Investor Update summary
10 Jan, 2026Strategic rationale and integration framework
Nissan and Honda signed an MOU to begin formal discussions on business integration, with Mitsubishi Motors joining as a potential participant and aiming to decide by January 2025.
The integration aims to address rapid industry changes, focusing on electrification, vehicle intelligence, and leveraging combined resources for greater competitiveness and innovation.
The plan includes forming a holding company via joint share transfer, with Honda initially nominating the majority of the board, and both brands maintained under the new structure.
Expected synergies include platform standardization, R&D integration, manufacturing optimization, supply chain enhancements, operational efficiencies, and sales finance integration, aiming to deliver greater value to a broader customer base.
The combined entity targets JPY 30 trillion in revenue and over JPY 3 trillion in operating profit, aiming to become a global leader in mobility solutions.
Timeline and conditions
Definitive agreement targeted for June 2025, with holding company incorporation and Tokyo Stock Exchange listing expected by August 2026, subject to approvals.
Share transfer ratios will be determined based on due diligence and market prices prior to the MOU announcement.
Both Nissan and Honda must demonstrate strong, independent business foundations for integration to proceed; Nissan's turnaround and Honda's capital optimization are prerequisites.
Honda announced a JPY 1.1 trillion share buyback to optimize capital and strengthen shareholder returns ahead of integration talks.
Mitsubishi Motors will decide on participation after evaluating synergies and its unique strengths, especially in ASEAN and frame vehicles, with a decision expected by January 2025.

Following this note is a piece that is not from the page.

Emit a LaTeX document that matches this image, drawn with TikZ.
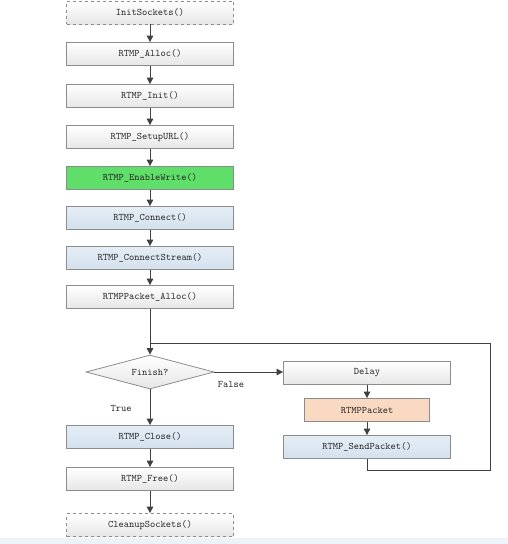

Stakeholder considerations and future outlook
Integration is not about rescuing any party but about mutual growth, with both companies expected to stand on their own before merging.
Employee and stakeholder buy-in is emphasized, with transparent communication and respect for each brand's identity.
The integration is seen as a response to industry disruption from new entrants and technological shifts, aiming for long-term value creation and leadership in mobility.
Ongoing partnerships with other automakers, such as Renault and GM, will continue and be evaluated for further synergies.
The process is expected to be gradual, with visible results and value creation anticipated closer to 2030.